How school district, taxes, and commute shape Frenchtown Township pricing

One thing sellers miss all the time is that buyers do not all value the same features equally.

In Frenchtown Township, school district fit and tax bills should be part of every pricing conversation. That is not just filler. It changes who your buyer is and what that buyer can afford monthly.

A home with similar square footage but different tax implications or a different school fit can land very differently with buyers. And because Frenchtown Township sits in a practical Monroe-area commuter zone, commute convenience matters too. Some buyers care more about shaving time off the drive than getting a bigger yard. Others want the lot and are willing to trade a little convenience for it.

That is why good pricing is never just “price per square foot.”

That shortcut misses too much.

You have to ask, what is this home actually competing with? What buyer is most likely to buy it? Is this house a value play? Is it move-in ready? Is it strongest because of school district, lot, updates, or commute?

And as Monroe County keeps having infrastructure conversations, including the MDOT I-75 rebuilding project tied to 2029 and 2030, buyers are going to keep thinking about long-term convenience too. Not every buyer is diving deep into future road planning, but access and commute reliability are always part of how people think about where to live.

If you want more general perspective on what buyers value in this part of the state, these two are worth reading too: Best Realtor Downriver MI and Living in Downriver Michigan.

What actually works when pricing a home in Frenchtown Township in 2026

So let me break this down into the version that actually helps.

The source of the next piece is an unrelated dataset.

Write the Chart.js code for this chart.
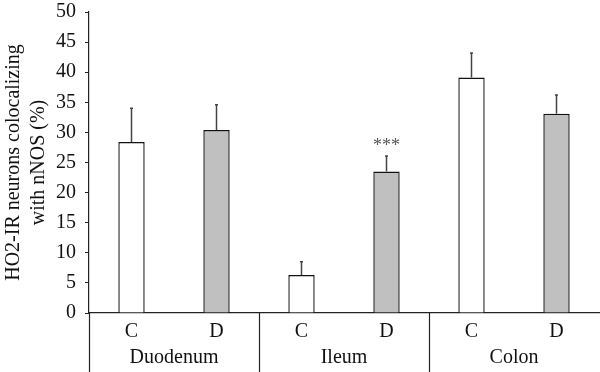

  1. Use the freshest comps you can
    Thirty to sixty day sales matter more than old seasonal memories.
  2. Adjust hard for condition
    Updated homes and dated homes are not the same product, even if they share a zip code.
  3. Know if your home is a value play or a turnkey play
    A 1970s home can win either way, but not both at once.
  4. Price for the buyer you want
    If move-up buyers are your target, the house has to feel simple and dependable.
  5. Create first-week momentum
    Strong launch, clean presentation, real pricing, and a plan for repairs usually beat wishful pricing.

The truth is, the best price to sell a home in Frenchtown is the price that makes buyers feel like they need to act before someone else does. Not the price that makes you feel good for one afternoon before the house sits.

And for local move-up sellers, certainty is worth a lot. You are not just selling this house. You are setting up the next one too.

  1. What is the right list price if my home needs cosmetic updates?
    Your list price should reflect the real buyer experience, not just the square footage. If the home is solid but dated, clean presentation and realistic pricing usually work better than stretching the number and hoping buyers ignore the updates.
  2. Should I price high and negotiate, or start sharp and create urgency?
    In Frenchtown Township in 2026, starting sharp usually works better, especially if you need to buy locally after selling. Buyers have enough options to punish overpricing quickly.
  3. How do Frenchtown comps change by school district or lot size?
    They can change a lot. School fit affects buyer demand, and lot size only adds value if buyers see the utility and are willing to pay for it after considering taxes, upkeep, and commute.
  4. How long will it take to sell if I need to buy my next home locally?
    Monroe County homes are going pending in about 12 days on Zillow, but that does not guarantee every home sells that fast. Correct pricing and a strong first-week launch give you the best shot at speed and certainty.
  5. Does my 1970s home compete better as a value play or a move-in-ready listing?
    That depends on condition. If it is updated enough to feel easy and current, it can compete as move-in ready. If not, price it honestly as a value play and let buyers feel like they are getting a deal instead of a project disguised as a premium listing.